SMRs and AMRs

Sunday, April 24, 2011

The Crash and Burn of an Autism Guru

CENTER OF CONTROVERSY Andrew Wakefield with his wife, Carmel, in London, after a disciplinary-panel hearing of the General Medical Council in January 2010.

By SUSAN DOMINUS
New York Times Magazine

As people streamed into Graceview Baptist Church in Tomball, Tex., early one Saturday morning in January, two armed guards stood prominently just inside the doorway of the sanctuary. Their eyes scanned the room and returned with some frequency to a man sitting near the aisle, whom they had been hired to protect.

The man, Andrew Wakefield, dressed in a blazer and jeans and peering through reading glasses, had a mild professorial air. He tapped at a laptop as the room filled with people who came to hear him speak; he looked both industrious and remote. Broad-shouldered and fair at 54, he still has the presence of the person he once was: a conventional winner, the captain of his medical school’s rugby team, the head boy at the private school he attended in England. Wakefield was a high-profile but controversial figure in gastroenterology research at the Royal Free Hospital in London when, in 1998, he upended his career path — and more significant, the best-laid plans of public-health officials — by announcing at a press conference that he had concerns about the safety of the measles-mumps-rubella vaccine (M.M.R.) and its relationship to the onset of autism.

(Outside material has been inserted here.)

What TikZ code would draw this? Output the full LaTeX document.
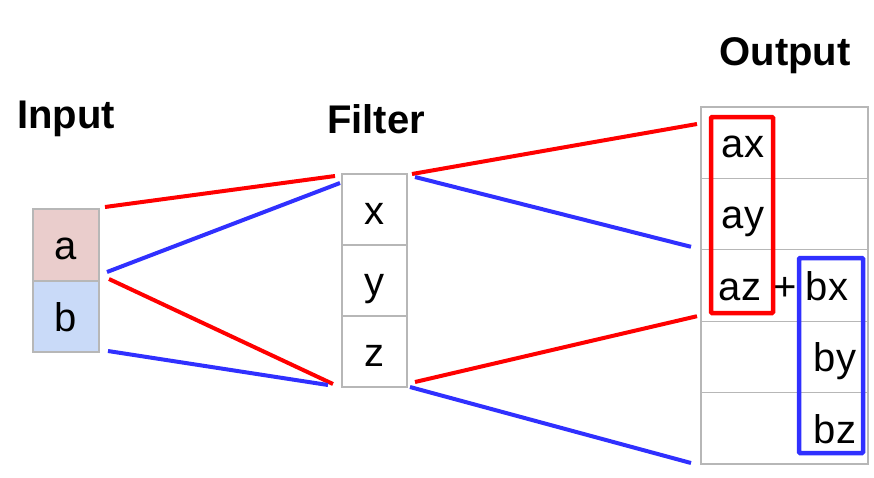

Although Wakefield did not claim to have proved that the M.M.R. vaccine (typically given to children at 12 to 15 months) caused autism, his concerns, not his caveats, ricocheted around the world. His belief, based on a paper he wrote about 12 children, is that the three vaccines, given together, can alter a child’s immune system, allowing the measles virus in the vaccine to infiltrate the intestines; certain proteins, escaping from the intestines, could then reach and harm neurons in the brain. Few theories have drawn so much attention and, in turn, so much refutation: a 2003 paper in The Archives of Pediatrics and Adolescent Medicine, which reviewed a dozen epidemiological studies, concluded that there was no evidence of an association between autism and M.M.R., and studies in peer-reviewed journals since have come to the same conclusion. In Britain, the General Medical Council revoked Wakefield’s medical license after a lengthy hearing, citing numerous ethical violations that tainted his work, like failing to disclose financing from lawyers who were mounting a case against vaccine manufacturers. The Lancet, which published the original Wakefield paper, retracted it. In a series that ran early this year, The British Medical Journal concluded that the research was not just unethically financed but also “fraudulent” (that timelines were misrepresented, for example, to suggest direct culpability of the vaccine).